When I first started parenting nine years ago, I worried a lot about little things like how my son looked in public, how he ate, and how he acted. I worried a lot about how I looked as a parent. I think part of this was a result of judging other parents before I had children. I often said to myself, “When I’m a dad, there’s no way I’m going to allow my child to act like that.”
Obviously, I was a much better parent before I had children.
But now, several years in, I’ve started to realize what matters and what doesn’t. The fact is, being a parent is downright stressful, and there is a lot to be said for picking your battles. And honestly, I’m tired of fighting with my kids about shit that doesn’t really matter. I’ve started saying, “I don’t give a shit” a lot more about those stupid little things, and it feels wonderful.
1. I don’t give a shit about feeding my children healthy organic food all the time.
Getting my children to eat anything that isn’t mac and cheese or sugary cereal is a battle that I am tired of fighting. At one point, I recall buying organic mac and cheese and trying to convince myself that I was doing the right thing for my children.
But then I made the mistake of looking at the nutritional information on the box and realized that I was lying to myself. That shit was remarkably unhealthy. This isn’t to say that it’s a free-for-all at the dinner table. I offer my children healthy options and insist that they try it. But I’m tired of every meal being a battle, so I just don’t worry about it as much.
I make sure the kids are fed. Done deal.
2. I don’t give a shit about keeping their faces clean.
I used to obsess over my kids’ faces until I realized that the valves are bad on children’s noses and there is no stopping the boogers. I don’t follow my kids around with a wet wipe anymore. I just let the boogers flow. Most of them get eaten, but it’s cool — they are organic.
3. I don’t give a shit about fits in stores.
I used to get really worked up about public fits until I realized that children throwing fits means good parenting. Teaching children how to act in public is actually a million lessons on decency and respect that take place in a million different locations.
Whenever my kids throw a fit in a store, it means that I set down a boundary and they didn’t like it. I don’t really care if it’s irritating. I’m not going to quarantine my child, or give them whatever they want in a store to keep them quiet. That’s not parenting and that’s not how you teach a child to behave in public.
4. I don’t give a shit about kid shoes.
The first time I took my child to the store without shoes I felt like a total failure. Now it’s like, “Screw that noise. We need milk.” I wrestle them into shoes, and they kick them off. They lose them at church and on aisle 12. It’s almost impossible to keep a child in shoes without taping them to their feet, so I’ve stopped caring. I’m just going to let nature handle this one.
5. I don’t give a shit about having a spotless house.
I used to get really worked up about all the toys on the floor and crap on the counters. I used to really worry about dishes in the sink. But then I started to realize that having a spotless house is great and all, but spending time with my children is a lot better. So we clean, but it’s not the number one priority anymore. Spending quality time with our children is at the top of the list.
6. I don’t give a shit about getting my children involved in every single extracurricular activity.
So much of parenting is about extracurricular activities.

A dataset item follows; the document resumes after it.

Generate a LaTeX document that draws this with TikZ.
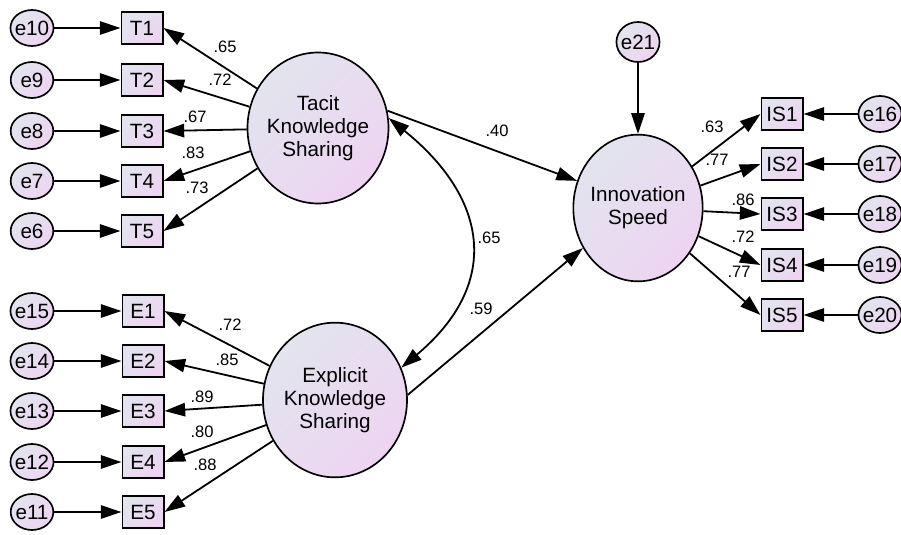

And while they are great and all, I’m just not all that worried about spending every weekend forcing my children to play soccer or go to a dance lesson. We sign them up for what they are interested in. They get one extra curricular a year, and then we spend the rest of the time playing in the yard. It’s magical.
7. I don’t give a shit about micromanaging screen time.
Trying to manage apps, YouTube, and the internet in general is the reality of parenting in 2016. My kids don’t watch Saturday morning cartoons. They watch assclowns in basements playing Minecraft or YouTube videos of kids opening magic eggs and binging on candy. None of it makes sense to me, and all of it is far from educational.
And while we do set limits on how much screen time my children get, there is something to be said about tossing a child an iPad after a long day at work. Every once in a while, I need some peace and quiet. When all three kids have screens, there is a stillness in our house that for me as a parent is flat-out glorious and worth breaking our screen rules.
8. I don’t give a shit about volunteering for every stupid little thing.
Whenever the sign-up sheet was passed around to help out at the school, or for the church, I used to always sign up. But with work, I realized that I wasn’t getting nearly as much quality time with my kids because I was trying to help out at this or that. Now, I sign up when I can, but I always put time with my children first.
This is not a comprehensive list. There are other things I don’t give a shit about as a parent. And naturally, the list is growing. But these are some of the top ones. Mostly this is about getting my priorities in line, and keeping my sanity. The fact is, parenting is stressful and exhausting in the most rewarding way possible, and learning how to manage priorities and time as a parent really is the only way to keep your sanity.